1) Tomatoes and bananas are indeed just as inexpensive at outdoor markets sometimes as they are at Publix and Publix never signed on to make sure tomato workers were safe in South Florida.  Damn straight.  

2) There are no Asian restaurants open before about 2pm on Sundays down here.  Surely this would be different if we were in the more urban northeast, or definitely on the West Coast.  But for as diverse as South Florida is, we are not the most idyllic place to be Asian, or to have a taste for Asian foods (like my husband who lived for a year in Vietnam).  We went to a free Digital Underground show last night, with a number of Miami food trucks in attendance.  That was pretty awesome, except for my husband’s inability to get the lo mein he so desired.

I guess we have to go to Orlando, where you can get GLORIOUS Asian food near Mills & 50, and lots of different types.  Including the vegan-alicious Loving Hut (which also has its own traveling truck, and has for years).  I really hope that development in Orlando never gets rid of those glorious places.

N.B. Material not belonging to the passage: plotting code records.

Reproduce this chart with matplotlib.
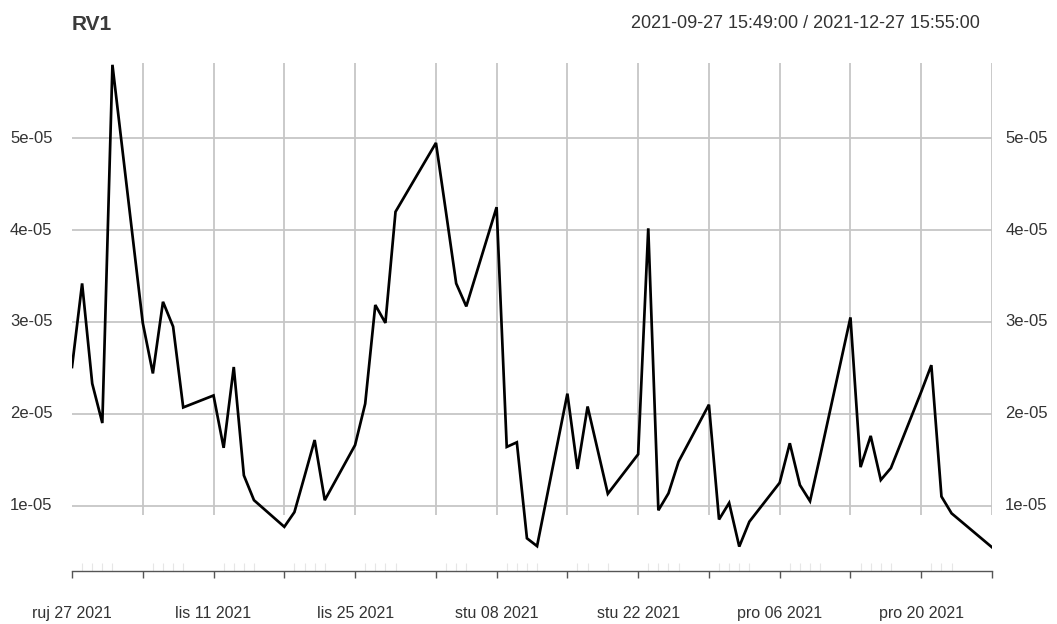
import matplotlib
matplotlib.use("Agg")
import matplotlib.pyplot as plt
import matplotlib.dates as mdates
import pandas as pd
import numpy as np

plt.rcParams['font.family'] = ['Liberation Sans', 'DejaVu Sans']

# ---------------- data ----------------
dates = ["2021-09-27", "2021-09-28", "2021-09-29", "2021-09-30", "2021-10-01",
         "2021-10-04", "2021-10-05", "2021-10-06", "2021-10-07", "2021-10-08",
         "2021-10-11", "2021-10-12", "2021-10-13", "2021-10-14", "2021-10-15",
         "2021-10-18", "2021-10-19", "2021-10-20", "2021-10-21", "2021-10-22",
         "2021-10-25", "2021-10-26", "2021-10-27", "2021-10-28", "2021-10-29",
         "2021-11-02", "2021-11-03", "2021-11-04", "2021-11-05",
         "2021-11-08", "2021-11-09", "2021-11-10", "2021-11-11", "2021-11-12",
         "2021-11-15", "2021-11-16", "2021-11-17", "2021-11-19",
         "2021-11-22", "2021-11-23", "2021-11-24", "2021-11-25", "2021-11-26",
         "2021-11-29", "2021-11-30", "2021-12-01", "2021-12-02", "2021-12-03",
         "2021-12-06", "2021-12-07", "2021-12-08", "2021-12-09", "2021-12-10",
         "2021-12-13", "2021-12-14", "2021-12-15", "2021-12-16", "2021-12-17",
         "2021-12-20", "2021-12-21", "2021-12-22", "2021-12-23", "2021-12-27"]

rv1 = [2.51e-5, 3.42e-5, 2.33e-5, 1.90e-5, 5.80e-5,
       2.99e-5, 2.44e-5, 3.22e-5, 2.95e-5, 2.07e-5,
       2.20e-5, 1.63e-5, 2.51e-5, 1.33e-5, 1.06e-5,
       0.77e-5, 0.93e-5, 1.32e-5, 1.715e-5, 1.06e-5,
       1.66e-5, 2.11e-5, 3.185e-5, 2.99e-5, 4.20e-5,
       4.95e-5, 4.19e-5, 3.42e-5, 3.17e-5,
       4.25e-5, 1.64e-5, 1.69e-5, 0.645e-5, 0.56e-5,
       2.22e-5, 1.40e-5, 2.08e-5, 1.13e-5,
       1.56e-5, 4.02e-5, 0.95e-5, 1.135e-5, 1.48e-5,
       2.10e-5, 0.85e-5, 1.03e-5, 0.555e-5, 0.826e-5,
       1.25e-5, 1.68e-5, 1.225e-5, 1.05e-5, 1.54e-5,
       3.05e-5, 1.42e-5, 1.76e-5, 1.28e-5, 1.41e-5,
       2.24e-5, 2.53e-5, 1.10e-5, 0.917e-5, 0.547e-5]

y_ticks = [1e-5, 2e-5, 3e-5, 4e-5, 5e-5]
y_tick_labels = ["1e-05", "2e-05", "3e-05", "4e-05", "5e-05"]
month_abbr = ["sij", "velj", "ožu", "tra", "svi", "lip",
              "srp", "kol", "ruj", "lis", "stu", "pro"]
series_name = "RV1"
range_text = "2021-09-27 15:49:00 / 2021-12-27 15:55:00"

# ---------------- layout ----------------
W, H = 1057, 624
fig = plt.figure(figsize=(W / 100, H / 100), dpi=100)
left_px, right_px, top_px, bottom_px = 72, 992, 63, 571
ax = fig.add_axes([left_px / W, 1 - bottom_px / H,
                   (right_px - left_px) / W, (bottom_px - top_px) / H])

t = pd.to_datetime(dates) + pd.Timedelta(hours=15, minutes=50)
x = mdates.date2num(t.to_pydatetime())

# y scale: 1e-05 at px 505.7, 91.85 px per 1e-05
px_per = 91.85 / 1e-5
y_top = 1e-5 + (505.7 - top_px) / px_per
y_bot = 1e-5 - (bottom_px - 505.7) / px_per
grid_bot = 1e-5 - (515 - 505.7) / px_per
ax.set_xlim(x[0], x[-1])
ax.set_ylim(y_bot, y_top)

# major ticks: first observation of each week
wk = t.to_period('W')
first_idx = [i for i in range(len(t)) if i == 0 or wk[i] != wk[i - 1]]
major_x = x[first_idx]
major_labels = []
for k, i in enumerate(first_idx):
    if k % 2 == 0:
        d = t[i]
        major_labels.append(f"{month_abbr[d.month - 1]} {d.day:02d} {d.year}")
    else:
        major_labels.append("")

grid_col = "#c6c6c6"
ax.hlines(y_ticks, x[0], x[-1], colors=grid_col, lw=1.3, zorder=1)
ax.vlines(major_x[1:], grid_bot, y_top, colors=grid_col, lw=1.3, zorder=1)

ax.plot(x, rv1, color="black", lw=1.95, solid_joinstyle="miter", zorder=3)

for s in ["top", "left", "right"]:
    ax.spines[s].set_visible(False)
ax.spines["bottom"].set_color("#555555")
ax.spines["bottom"].set_linewidth(1.0)

ax.set_xticks(major_x)
ax.set_xticklabels(major_labels)
ax.set_xticks(x, minor=True)
ax.tick_params(axis="x", which="major", direction="out", length=5,
               width=1.0, color="#555555", pad=20, labelsize=11.5,
               labelcolor="#333333")
ax.tick_params(axis="x", which="minor", direction="in", length=5.5,
               width=0.8, color="#e6e6e6")
ax.set_yticks([])

for yv, lab in zip(y_ticks, y_tick_labels):
    ax.annotate(lab, xy=(0, yv), xycoords=("axes fraction", "data"),
                xytext=(-14, 0), textcoords="offset points",
                ha="right", va="center", fontsize=12, color="#333333")
    ax.annotate(lab, xy=(1, yv), xycoords=("axes fraction", "data"),
                xytext=(9.5, 0), textcoords="offset points",
                ha="left", va="center", fontsize=12, color="#333333")

fig.text(72 / W, 1 - 25 / H, series_name, fontsize=15, fontweight="bold",
         color="#3a3a3a", ha="left", va="center")
fig.text(980 / W, 1 - 23 / H, range_text, fontsize=13, color="#333333",
         ha="right", va="center")

fig.savefig("out.png", dpi=100)
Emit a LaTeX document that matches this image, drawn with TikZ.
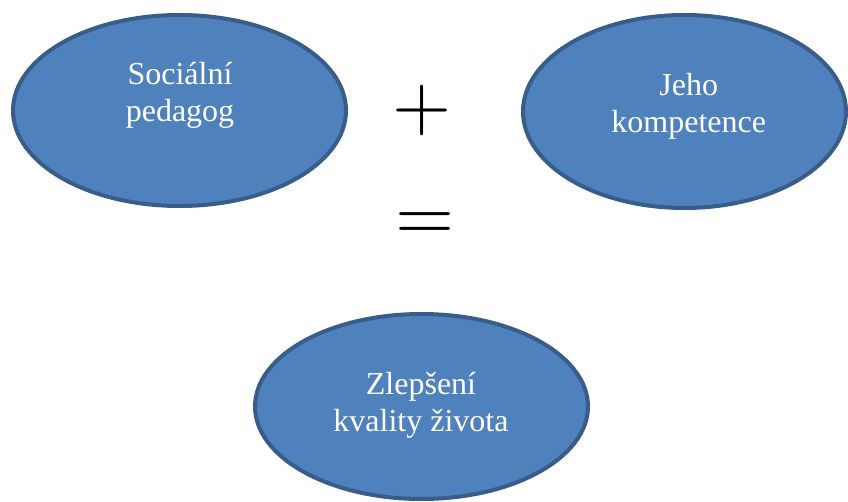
\documentclass[tikz,border=0pt]{standalone}
\usepackage[no-math]{fontspec}
\setmainfont{Liberation Serif}
\usetikzlibrary{shapes.geometric}
\definecolor{ovalfill}{HTML}{4F81BD}
\definecolor{ovalline}{HTML}{385D8A}
\begin{document}
\begin{tikzpicture}[x=1pt,y=-1pt,
  oval/.style={ellipse, draw=ovalline, fill=ovalfill, line width=4pt, inner sep=0pt},
  ovaltext/.style={text=white, align=center, anchor=base, inner sep=0pt,
    font=\fontsize{32}{37}\selectfont},
  sym/.style={inner sep=0pt}]
\useasboundingbox (0,0) rectangle (848,502);
\node[oval, minimum width=333pt, minimum height=191pt] (social) at (179.5,110.5) {};
\node[oval, minimum width=323pt, minimum height=193pt] (comp) at (684.5,111.5) {};
\node[oval, minimum width=333pt, minimum height=185pt] (result) at (421.5,406.5) {};
\node[ovaltext] (socialtext) at (180,122) {Sociální\\pedagog};
\node[ovaltext] (comptext) at (688.7,132.7) {Jeho\\kompetence};
\node[ovaltext] (resulttext) at (421,431) {Zlepšení\\kvality života};
\node[sym] (plus) at (422,111) {\scalebox{7.6}{$+$}};
\node[sym] (equals) at (425.5,221.4) {\scalebox{7.6}{$\vphantom{+}{=}$}};
\end{tikzpicture}
\end{document}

3) I think I had a priest compliment me today.  We were walking to get some type of food, Asian or not, and a guy in some sort of religious gear said to me either “nice glasses” or “nice breasts”.  I know that the fact that he was apparently a man of some kind of cloth doesn’t exempt him from being a perv, even on a Sunday (have you ever worked food service in a God-fearing town on Sundays?  BONKERS).  What made me relatively sure that he was complimenting my glasses was that we were in front of Java Boys, the most rainbow decked coffee shop I’ve ever witnessed.  

As I’ve mentioned before, I could walk outside in my neighborhood stark naked and not be harassed.  And I think unless you wear black leather and spikes to the club Ramrod, harassment in Wilton Manors proper is on the low side. 

 

So was our Sunday morning jaunt about town.